Perdonare non significa negare o peggio finire per approvare o scusare quello che ci è stato fatto, che comunque resta, il passato non si cambia. Significa invece riconoscere ed accettare che qualcuno ci ha causato dolore, sofferenza, ci ha prodotto una ferita. E che possiamo lasciare andare questo dolore, sofferenza, ferita, perché il peso che stiamo portando invade il nostro spazio di creatività, di vitalità, di energia.

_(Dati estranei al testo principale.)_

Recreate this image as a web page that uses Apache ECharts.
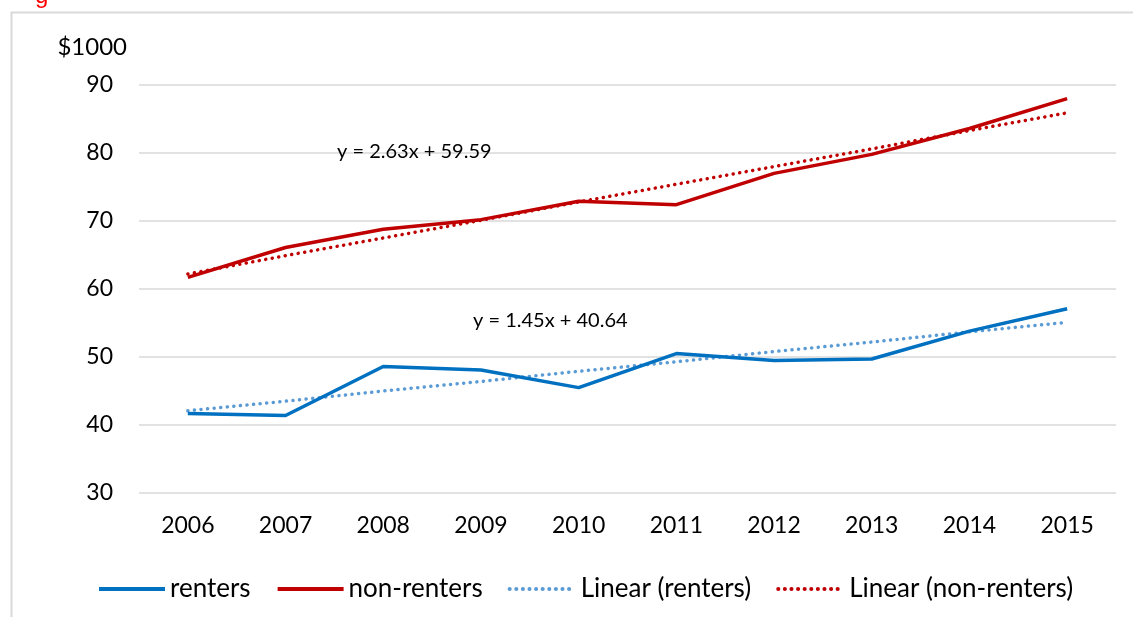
<!DOCTYPE html>
<html>
<head>
<meta charset="utf-8">
<script src="https://cdn.jsdelivr.net/npm/echarts@6/dist/echarts.min.js"></script>
<style>
  html, body { margin: 0; padding: 0; background: #fff; }
  #view { width: 1133px; height: 617px; }
</style>
</head>
<body>
<div id="view"></div>
<script>
var years = ['2006', '2007', '2008', '2009', '2010', '2011', '2012', '2013', '2014', '2015'];
var renters = [41.7, 41.4, 48.6, 48.1, 45.5, 50.5, 49.5, 49.7, 53.8, 57.1];
var nonRenters = [61.7, 66.1, 68.8, 70.2, 72.9, 72.4, 77.0, 79.8, 83.6, 88.0];
// trendline values as drawn (y = 1.45x + 40.64 and y = 2.63x + 59.59)
var rentersTrend = [42.1, 43.5, 45.0, 46.4, 47.9, 49.3, 50.8, 52.2, 53.7, 55.1];
var nonRentersTrend = [62.2, 64.9, 67.5, 70.1, 72.8, 75.4, 78.0, 80.6, 83.3, 85.9];
var yTicks = [30, 40, 50, 60, 70, 80, 90];

var font = 'Lato';
var chart = echarts.init(document.getElementById('view'));

var dots = [0.1, 6.5];

chart.setOption({
    animation: false,
    textStyle: {fontFamily: font},
    grid: {left: 139, right: 17, top: 85, bottom: 124},
    legend: {
        left: 92, top: 571,
        itemWidth: 66, itemHeight: 14, itemGap: 25,
        itemStyle: {opacity: 0},
        lineStyle: {width: 4},
        textStyle: {fontSize: 26, color: '#000', fontFamily: font},
        data: ['renters', 'non-renters', 'Linear (renters)', 'Linear (non-renters)']
    },
    xAxis: {
        type: 'category', data: years,
        axisLine: {show: false}, axisTick: {show: false},
        axisLabel: {fontSize: 23, color: '#000', margin: 21}
    },
    yAxis: {
        type: 'value', min: yTicks[0], max: yTicks[yTicks.length - 1], interval: 10,
        name: '$1000', nameLocation: 'end', nameGap: 38,
        nameTextStyle: {fontSize: 24, color: '#000', align: 'right', verticalAlign: 'middle', padding: [0, 12, 0, 0]},
        axisLine: {show: false}, axisTick: {show: false},
        axisLabel: {fontSize: 23, color: '#000', margin: 26},
        splitLine: {lineStyle: {color: '#d9d9d9', width: 1.5}}
    },
    series: [
        {name: 'renters', type: 'line', data: renters, symbol: 'none', z: 3,
         itemStyle: {color: '#0070c0'}, lineStyle: {color: '#0070c0', width: 3.5}},
        {name: 'non-renters', type: 'line', data: nonRenters, symbol: 'none', z: 3,
         itemStyle: {color: '#c00000'}, lineStyle: {color: '#c00000', width: 3.5}},
        {name: 'Linear (renters)', type: 'line', data: rentersTrend, symbol: 'none', z: 2,
         itemStyle: {color: '#5b9bd5'}, lineStyle: {color: '#5b9bd5', width: 3.5, type: dots, cap: 'round'}},
        {name: 'Linear (non-renters)', type: 'line', data: nonRentersTrend, symbol: 'none', z: 2,
         itemStyle: {color: '#c00000'}, lineStyle: {color: '#c00000', width: 3.5, type: dots, cap: 'round'}}
    ],
    graphic: [
        {type: 'rect', left: 9, top: 10, silent: true, z: -1,
         shape: {width: 1200, height: 700},
         style: {fill: 'none', stroke: '#d9d9d9', lineWidth: 2}},
        {type: 'text', left: 35, top: -16,
         style: {text: 'g', fill: '#ff0000', fontFamily: 'Liberation Sans', fontSize: 24}},
        {type: 'text', left: 337, top: 142, z: 10,
         style: {text: 'y = 2.63x + 59.59', fill: '#000', fontFamily: font, fontSize: 20}},
        {type: 'text', left: 473, top: 311, z: 10,
         style: {text: 'y = 1.45x + 40.64', fill: '#000', fontFamily: font, fontSize: 20}}
    ]
});
</script>
</body>
</html>
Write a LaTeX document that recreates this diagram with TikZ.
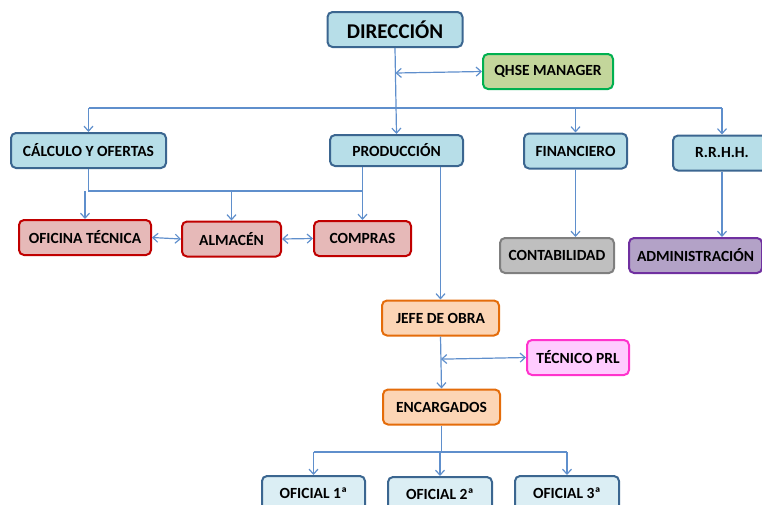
\documentclass[tikz,border=0pt]{standalone}
\usepackage{fontspec}
\setmainfont{Carlito}[BoldFont={Carlito Bold}]
\usepackage{tikz}
\usetikzlibrary{arrows.meta,positioning,calc}
\definecolor{lnblue}{HTML}{5F8FCC}
\definecolor{bdblue}{HTML}{3B6690}
\definecolor{fltop}{HTML}{B7DEE8}
\definecolor{flofi}{HTML}{DBEEF4}
\definecolor{flred}{HTML}{E6B9B8}
\definecolor{bdred}{HTML}{C00000}
\definecolor{flgreen}{HTML}{C3D69B}
\definecolor{bdgreen}{HTML}{00B050}
\definecolor{flgray}{HTML}{BFBFBF}
\definecolor{bdgray}{HTML}{7F7F7F}
\definecolor{flpurple}{HTML}{B3A2C7}
\definecolor{bdpurple}{HTML}{7030A0}
\definecolor{florange}{HTML}{FCD5B5}
\definecolor{bdorange}{HTML}{E46C0A}
\definecolor{flpink}{HTML}{FFCCFF}
\definecolor{bdpink}{HTML}{FF33CC}

\begin{document}
\begin{tikzpicture}[
  x=1pt, y=-1pt,
  font=\fontsize{15.5}{17}\selectfont\bfseries,
  box/.style={draw, line width=2pt, rounded corners=5pt, minimum height=35pt,
              inner sep=2pt, text=black},
  azul/.style={box, draw=bdblue, fill=fltop},
  ofi/.style={box, draw=bdblue, fill=flofi},
  rojo/.style={box, draw=bdred, fill=flred},
  verde/.style={box, draw=bdgreen, fill=flgreen},
  gris/.style={box, draw=bdgray, fill=flgray},
  lila/.style={box, draw=bdpurple, fill=flpurple},
  naranja/.style={box, draw=bdorange, fill=florange},
  rosa/.style={box, draw=bdpink, fill=flpink},
  ln/.style={draw=lnblue, line width=1.2pt},
  ar/.style={ln, -{Straight Barb[length=5pt,width=9pt]}},
  dar/.style={ln, {Straight Barb[length=5pt,width=9pt]}-{Straight Barb[length=5pt,width=9pt]}}
]
\useasboundingbox (0,0) rectangle (762,504);

%--- top ---------------------------------------------------------------------
\node[azul, minimum width=135pt, font=\fontsize{21}{23}\selectfont\bfseries]
  (dir) at (395,29.5) {DIRECCIÓN};
\node[verde, minimum width=130pt] (qhse) at (548,71.5) {QHSE MANAGER};

%--- departments -------------------------------------------------------------
\node[azul, minimum width=155pt] (calc) at (88.5,150.5) {CÁLCULO Y OFERTAS};
\node[azul, minimum width=133pt, minimum height=31pt] (prod) at (396.5,150.5) {PRODUCCIÓN};
\node[azul, minimum width=103pt] (fin) at (575.5,151) {FINANCIERO};
\node[azul, minimum width=98pt] (rrhh) at (722,153) {R.R.H.H.};

\coordinate (bus) at (0,108);
\coordinate (dq) at ($(dir.south)!(qhse.west)!(prod.north)$);
\draw[ln] (calc.north|-bus) -- (rrhh.north|-bus);
\draw[ar] (dir.south) -- (prod.north);
\draw[dar] (dq) -- (qhse.west);
\foreach \d in {calc,fin,rrhh} \draw[ar] (\d.north|-bus) -- (\d.north);

%--- under calculo / produccion ----------------------------------------------
\node[rojo, minimum width=132pt] (otec) at (85,237.5) {OFICINA TÉCNICA};
\node[rojo, minimum width=99pt] (alm) at (231.5,239) {ALMACÉN};
\node[rojo, minimum width=97pt] (comp) at (362.5,238.5) {COMPRAS};

\coordinate (bus2) at (0,191);
\draw[ln] (calc.south) -- (calc.south|-bus2) -- (comp.north|-bus2);
\draw[ar] (comp.north|-prod.south) -- (comp.north);
\foreach \d in {otec,alm} \draw[ar] (\d.north|-bus2) -- (\d.north);
\draw[dar] (otec.east) -- (alm.west);
\draw[dar] (alm.east) -- (comp.west);

%--- finanzas / rrhh ---------------------------------------------------------
\node[gris, minimum width=114pt] (cont) at (557,255.5) {CONTABILIDAD};
\node[lila, minimum width=133pt] (adm) at (695.5,255.5) {ADMINISTRACIÓN};
\draw[ar] (fin.south) -- (fin.south|-cont.north);
\draw[ar] (rrhh.south) -- (rrhh.south|-adm.north);

%--- obra --------------------------------------------------------------------
\node[naranja, minimum width=117pt] (jefe) at (440.5,318) {JEFE DE OBRA};
\node[rosa, minimum width=102pt] (prl) at (578,357.5) {TÉCNICO PRL};
\node[naranja, minimum width=117pt] (enc) at (441.5,407) {ENCARGADOS};
\draw[ar] (jefe.north|-prod.south) -- (jefe.north);
\draw[ar] (jefe.south) -- (enc.north);
\coordinate (jp) at ($(jefe.south)!(prl.west)!(enc.north)$);
\draw[dar] (jp) -- (prl.west);

%--- oficiales ---------------------------------------------------------------
\node[ofi, minimum width=103pt] (of1) at (313.5,493.5) {OFICIAL 1ª};
\node[ofi, minimum width=104pt] (of2) at (440,494.5) {OFICIAL 2ª};
\node[ofi, minimum width=104pt] (of3) at (567,493.5) {OFICIAL 3ª};
\coordinate (bus3) at (0,452);
\draw[ln] (enc.south) -- (enc.south|-bus3);
\draw[ln] (of1.north|-bus3) -- (of3.north|-bus3);
\foreach \d in {of1,of2,of3} \draw[ar] (\d.north|-bus3) -- (\d.north);
\end{tikzpicture}
\end{document}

Il perdono non significa necessariamente riconciliazione anzi questa idea può giustamente allontanarci dal perdonare. Perché lo spazio della riconciliazione si apra l’altra parte deve anch’essa riconoscere che ci ha fatto male; la riconciliazione a volte non è possibile, l’altra persona può essere per esempio morta (penso al perdono di situazioni familiari che ci hanno causato ferite difficilmente guaribili) o non essere cambiata e costituire ancora una minaccia per noi.
Perdonare significa invece aprire uno spazio per poter portare l’altra parte dentro di sé, uno spazio di empatia nel quale, senza scusare, riusciamo a trasformare i sentimenti negativi che abbiamo provato, lasciando andare il peso portato, accettando di correre il rischio che nelle relazioni si può sbagliare.

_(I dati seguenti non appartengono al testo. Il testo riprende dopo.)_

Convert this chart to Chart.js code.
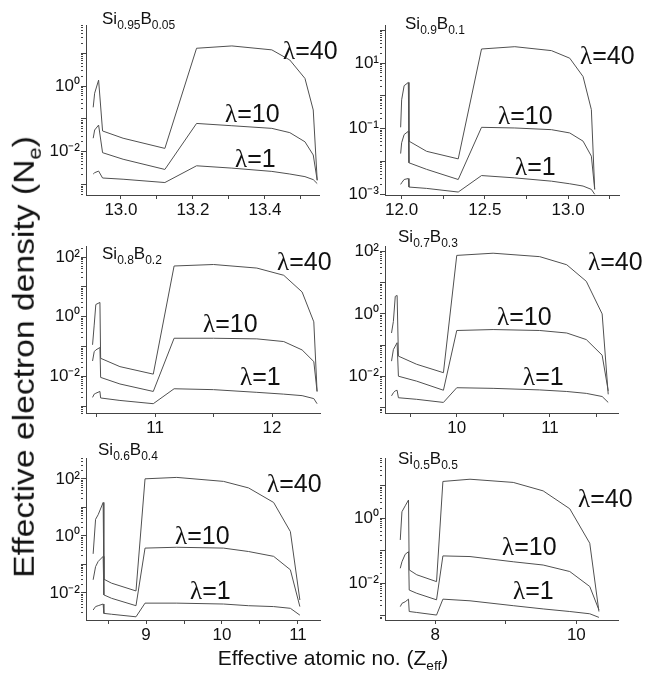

Sara non riusciva ad autorizzarsi a prendere la sua leadership nel ruolo attuale. Non so cosa farà nel futuro prossimo, anche se la sua intenzione chiara, in uscita dal laboratorio è quella di avere una conversazione chiarificatrice, non necessariamente riconciliatrice, (il perdono può essere ‘one way’) di lasciare andare il passato, lasciando spazio ad un futuro nel quale lei stessa e le persone intorno a lei potranno rigenerare le loro relazioni, permettendo alla vita di scorrere di nuovo all’interno del gruppo.